Maybe in a couple years I will revisit this writing and not recognize a word of the person who wrote it. Maybe it will still be fresh in my mind and send shivers down my spine. Maybe it will just be a tickle in the back of my throat, ever reminding me that I am capable of surviving hell.
If you are reading this but have not experienced PALs and think this all sounds a bit exaggerated and even ridiculous, I am grateful. It means your child hasn’t gone directly from your warm body and into the ground.
If you have experienced PALs, or are on the journey right now, I am sorry that you probably found yourself nodding along, identifying with parts of my ride. And I am so sorry that your child died.

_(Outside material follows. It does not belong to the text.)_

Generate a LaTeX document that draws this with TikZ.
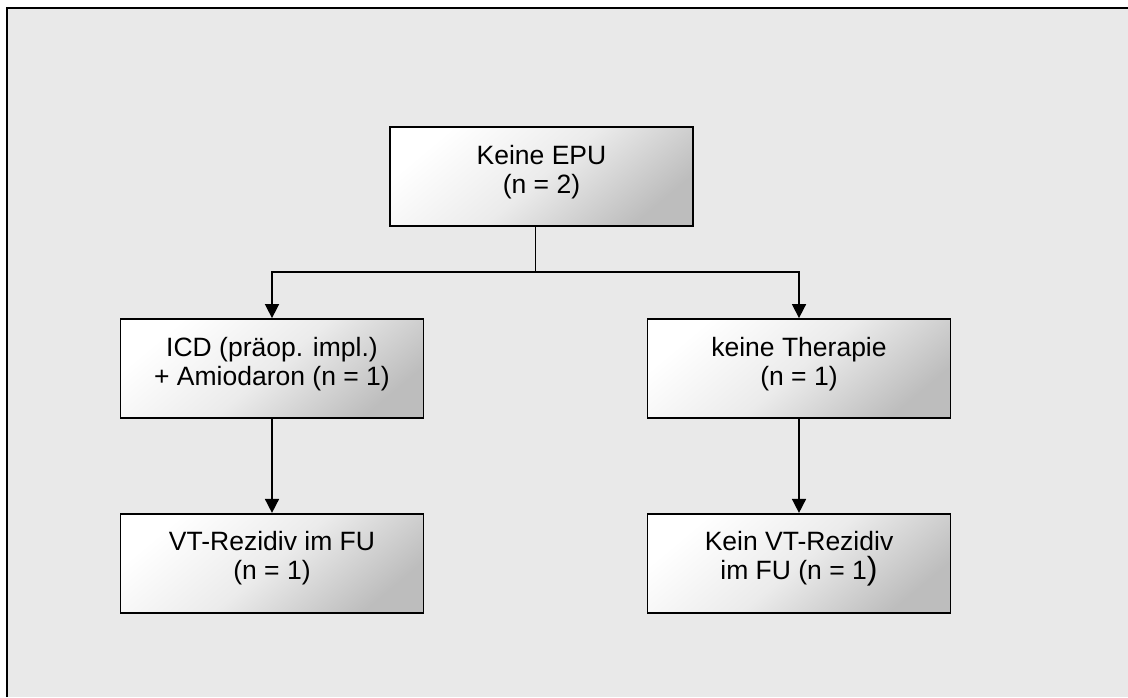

I hope that you have, or soon will have, the happy ending that every single cell in your body is longing for. My heart is with every mother who has chosen to try again, has chosen love over fear, has looked into the depths of hell and said, “Yes, I’ll buy that ticket.”
PALs for me this time was an unusual kind of hell. If it is hellish for you, too, then I pray that my words have helped you feel less alone in your madness. I pray that you know how strong you are, no matter how weak and tired you feel. I pray that you know time is not playing tricks on you and that you’re not crazy to feel however it is that you feel. If you are stuck in the cycle of anxiety, fear, panic, repeat, I pray that you just keep going.
And I pray that your precious baby will soon be safely in your arms.